Your task
Leave out every picture, and retype exactly the lines from the line with "Write a web" through the line with "var font = 'Liberation", both ends included.

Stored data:
⟨
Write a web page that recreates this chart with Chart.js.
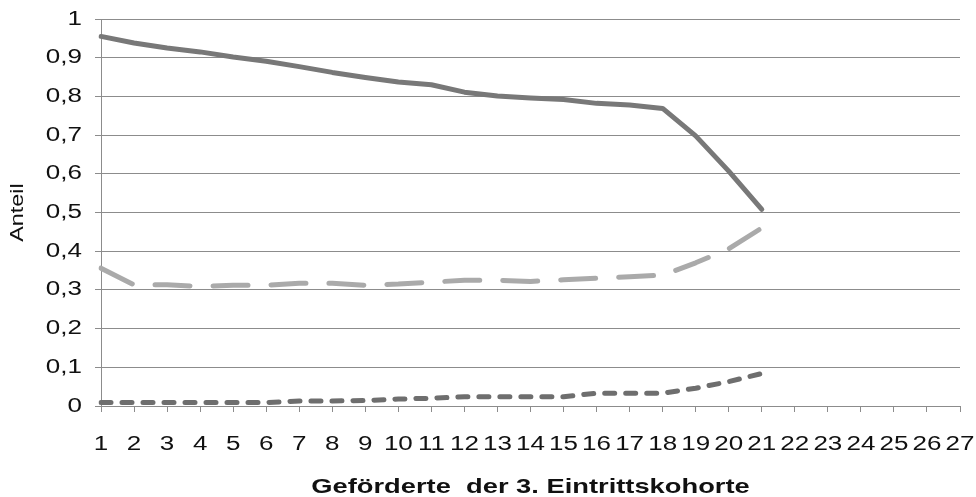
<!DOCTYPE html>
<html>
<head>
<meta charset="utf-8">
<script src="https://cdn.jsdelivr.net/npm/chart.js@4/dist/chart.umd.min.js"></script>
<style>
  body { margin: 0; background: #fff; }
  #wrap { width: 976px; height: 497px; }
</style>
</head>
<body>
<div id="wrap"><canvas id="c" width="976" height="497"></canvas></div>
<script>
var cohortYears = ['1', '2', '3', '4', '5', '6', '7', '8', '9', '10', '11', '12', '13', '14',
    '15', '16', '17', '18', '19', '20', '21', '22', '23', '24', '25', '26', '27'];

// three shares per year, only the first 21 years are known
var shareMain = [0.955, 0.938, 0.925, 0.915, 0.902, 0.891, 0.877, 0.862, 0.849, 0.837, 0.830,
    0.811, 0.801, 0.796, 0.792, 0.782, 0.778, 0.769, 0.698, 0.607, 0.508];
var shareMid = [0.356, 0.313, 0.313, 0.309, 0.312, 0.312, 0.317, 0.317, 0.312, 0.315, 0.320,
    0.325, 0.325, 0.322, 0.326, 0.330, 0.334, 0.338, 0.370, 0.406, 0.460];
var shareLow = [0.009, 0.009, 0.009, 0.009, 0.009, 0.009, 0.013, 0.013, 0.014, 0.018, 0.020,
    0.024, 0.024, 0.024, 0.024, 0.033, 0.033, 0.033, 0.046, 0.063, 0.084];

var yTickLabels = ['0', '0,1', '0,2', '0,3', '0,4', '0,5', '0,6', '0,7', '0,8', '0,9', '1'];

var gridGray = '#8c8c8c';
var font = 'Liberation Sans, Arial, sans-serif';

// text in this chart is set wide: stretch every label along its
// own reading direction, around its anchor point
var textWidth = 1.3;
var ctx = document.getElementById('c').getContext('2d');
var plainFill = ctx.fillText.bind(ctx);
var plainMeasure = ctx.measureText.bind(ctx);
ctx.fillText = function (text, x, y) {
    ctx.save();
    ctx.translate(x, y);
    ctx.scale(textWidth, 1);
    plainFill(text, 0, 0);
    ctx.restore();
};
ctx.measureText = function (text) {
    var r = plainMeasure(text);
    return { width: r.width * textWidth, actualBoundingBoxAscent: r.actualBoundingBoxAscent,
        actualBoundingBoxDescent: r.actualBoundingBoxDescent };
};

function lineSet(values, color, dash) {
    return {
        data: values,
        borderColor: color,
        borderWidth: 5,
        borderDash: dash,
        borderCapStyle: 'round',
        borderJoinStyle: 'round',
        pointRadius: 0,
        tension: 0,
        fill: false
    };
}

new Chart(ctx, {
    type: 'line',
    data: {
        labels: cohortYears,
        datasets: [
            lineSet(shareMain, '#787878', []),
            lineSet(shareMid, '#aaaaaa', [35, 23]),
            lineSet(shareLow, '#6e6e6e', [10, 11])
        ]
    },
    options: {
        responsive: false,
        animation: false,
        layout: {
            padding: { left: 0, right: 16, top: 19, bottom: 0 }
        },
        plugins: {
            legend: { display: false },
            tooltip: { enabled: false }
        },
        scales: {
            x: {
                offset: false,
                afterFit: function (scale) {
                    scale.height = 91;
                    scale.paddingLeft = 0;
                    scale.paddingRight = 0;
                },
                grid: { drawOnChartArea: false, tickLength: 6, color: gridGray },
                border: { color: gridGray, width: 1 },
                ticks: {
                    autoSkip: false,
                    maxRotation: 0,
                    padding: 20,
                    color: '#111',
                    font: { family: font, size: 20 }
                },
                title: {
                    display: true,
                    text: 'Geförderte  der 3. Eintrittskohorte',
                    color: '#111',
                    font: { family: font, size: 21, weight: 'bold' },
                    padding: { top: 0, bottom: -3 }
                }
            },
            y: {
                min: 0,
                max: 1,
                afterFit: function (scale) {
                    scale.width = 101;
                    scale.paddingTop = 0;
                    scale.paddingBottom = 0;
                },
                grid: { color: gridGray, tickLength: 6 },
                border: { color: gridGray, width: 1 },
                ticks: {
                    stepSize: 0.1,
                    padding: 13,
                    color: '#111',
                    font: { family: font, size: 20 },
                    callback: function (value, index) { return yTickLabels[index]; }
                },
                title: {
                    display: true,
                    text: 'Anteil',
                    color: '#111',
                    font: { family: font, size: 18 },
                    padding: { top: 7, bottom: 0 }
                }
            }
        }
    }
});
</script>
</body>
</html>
⟩
⟨
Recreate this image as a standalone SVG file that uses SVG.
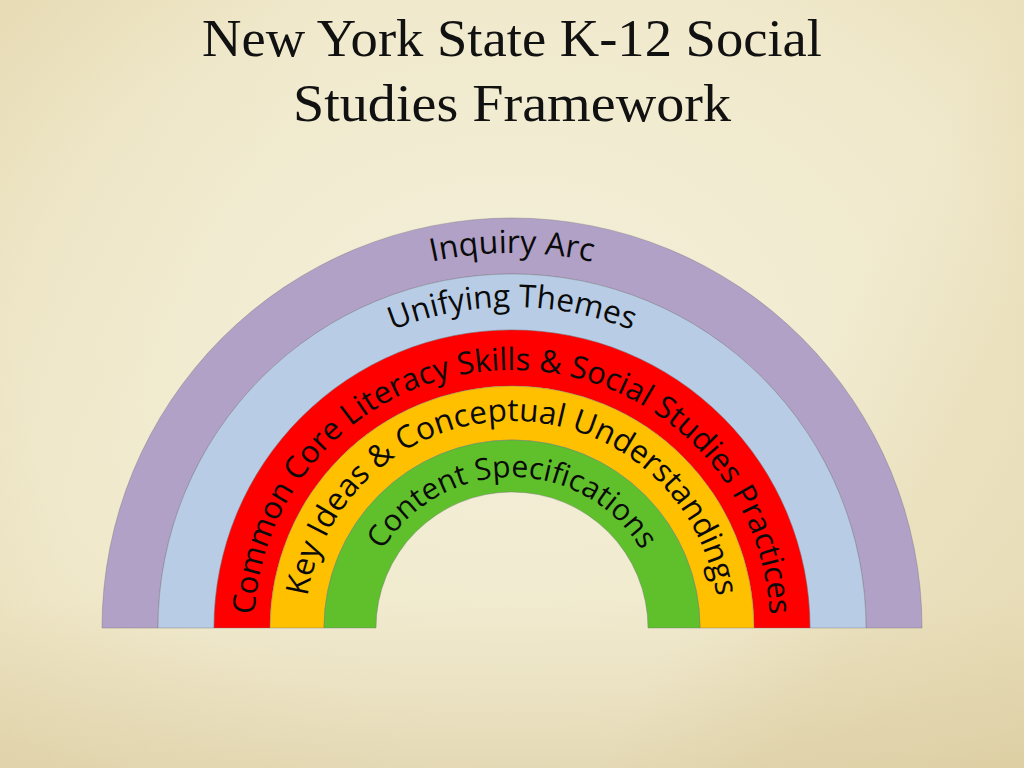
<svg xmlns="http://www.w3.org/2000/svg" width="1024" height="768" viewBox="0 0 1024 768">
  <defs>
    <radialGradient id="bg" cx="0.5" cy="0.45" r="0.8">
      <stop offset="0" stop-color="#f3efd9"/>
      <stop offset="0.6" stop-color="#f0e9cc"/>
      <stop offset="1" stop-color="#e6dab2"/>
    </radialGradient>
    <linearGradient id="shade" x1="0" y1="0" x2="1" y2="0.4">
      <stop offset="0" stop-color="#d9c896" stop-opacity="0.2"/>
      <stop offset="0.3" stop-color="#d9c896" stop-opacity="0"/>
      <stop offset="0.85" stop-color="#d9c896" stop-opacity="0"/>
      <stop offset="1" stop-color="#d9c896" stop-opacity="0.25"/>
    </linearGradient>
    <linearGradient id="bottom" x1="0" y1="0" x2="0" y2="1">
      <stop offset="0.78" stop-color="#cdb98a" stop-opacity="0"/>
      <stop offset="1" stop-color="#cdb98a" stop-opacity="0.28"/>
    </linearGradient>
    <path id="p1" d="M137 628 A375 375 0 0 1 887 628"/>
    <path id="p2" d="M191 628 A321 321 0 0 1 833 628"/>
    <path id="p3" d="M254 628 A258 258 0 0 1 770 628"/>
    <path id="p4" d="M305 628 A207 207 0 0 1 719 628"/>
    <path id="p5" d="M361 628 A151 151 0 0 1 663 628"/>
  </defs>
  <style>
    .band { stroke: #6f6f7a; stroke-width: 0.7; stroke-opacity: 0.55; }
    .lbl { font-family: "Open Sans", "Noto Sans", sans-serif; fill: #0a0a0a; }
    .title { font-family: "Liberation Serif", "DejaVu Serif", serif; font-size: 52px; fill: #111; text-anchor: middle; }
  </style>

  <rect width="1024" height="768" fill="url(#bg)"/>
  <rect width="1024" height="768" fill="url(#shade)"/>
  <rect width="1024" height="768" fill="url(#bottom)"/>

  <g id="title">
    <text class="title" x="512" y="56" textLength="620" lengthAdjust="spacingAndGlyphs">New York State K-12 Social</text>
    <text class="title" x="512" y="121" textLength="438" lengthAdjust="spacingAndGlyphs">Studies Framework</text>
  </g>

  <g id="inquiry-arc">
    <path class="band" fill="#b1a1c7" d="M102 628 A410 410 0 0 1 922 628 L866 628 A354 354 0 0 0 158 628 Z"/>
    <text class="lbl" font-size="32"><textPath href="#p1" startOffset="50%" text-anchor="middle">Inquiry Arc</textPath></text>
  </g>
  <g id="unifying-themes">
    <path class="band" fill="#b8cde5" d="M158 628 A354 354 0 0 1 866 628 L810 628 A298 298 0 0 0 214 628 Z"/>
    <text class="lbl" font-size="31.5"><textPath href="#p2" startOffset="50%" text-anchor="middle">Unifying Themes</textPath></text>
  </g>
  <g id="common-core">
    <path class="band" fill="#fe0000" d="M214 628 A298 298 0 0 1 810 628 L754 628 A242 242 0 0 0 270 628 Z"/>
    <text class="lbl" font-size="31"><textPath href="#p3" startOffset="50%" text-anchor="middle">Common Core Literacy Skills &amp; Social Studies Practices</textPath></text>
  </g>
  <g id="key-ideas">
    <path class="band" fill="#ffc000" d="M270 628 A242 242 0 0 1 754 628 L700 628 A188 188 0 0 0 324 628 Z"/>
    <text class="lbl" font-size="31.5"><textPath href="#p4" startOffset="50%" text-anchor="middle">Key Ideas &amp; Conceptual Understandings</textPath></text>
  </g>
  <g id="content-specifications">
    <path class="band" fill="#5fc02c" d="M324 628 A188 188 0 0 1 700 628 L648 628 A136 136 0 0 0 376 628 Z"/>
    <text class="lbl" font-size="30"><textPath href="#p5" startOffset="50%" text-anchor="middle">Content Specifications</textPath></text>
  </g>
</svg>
⟩
Final result
Write a web page that recreates this chart with Chart.js.
<!DOCTYPE html>
<html>
<head>
<meta charset="utf-8">
<script src="https://cdn.jsdelivr.net/npm/chart.js@4/dist/chart.umd.min.js"></script>
<style>
  body { margin: 0; background: #fff; }
  #wrap { width: 976px; height: 497px; }
</style>
</head>
<body>
<div id="wrap"><canvas id="c" width="976" height="497"></canvas></div>
<script>
var cohortYears = ['1', '2', '3', '4', '5', '6', '7', '8', '9', '10', '11', '12', '13', '14',
    '15', '16', '17', '18', '19', '20', '21', '22', '23', '24', '25', '26', '27'];

// three shares per year, only the first 21 years are known
var shareMain = [0.955, 0.938, 0.925, 0.915, 0.902, 0.891, 0.877, 0.862, 0.849, 0.837, 0.830,
    0.811, 0.801, 0.796, 0.792, 0.782, 0.778, 0.769, 0.698, 0.607, 0.508];
var shareMid = [0.356, 0.313, 0.313, 0.309, 0.312, 0.312, 0.317, 0.317, 0.312, 0.315, 0.320,
    0.325, 0.325, 0.322, 0.326, 0.330, 0.334, 0.338, 0.370, 0.406, 0.460];
var shareLow = [0.009, 0.009, 0.009, 0.009, 0.009, 0.009, 0.013, 0.013, 0.014, 0.018, 0.020,
    0.024, 0.024, 0.024, 0.024, 0.033, 0.033, 0.033, 0.046, 0.063, 0.084];

var yTickLabels = ['0', '0,1', '0,2', '0,3', '0,4', '0,5', '0,6', '0,7', '0,8', '0,9', '1'];

var gridGray = '#8c8c8c';
var font = 'Liberation Sans, Arial, sans-serif';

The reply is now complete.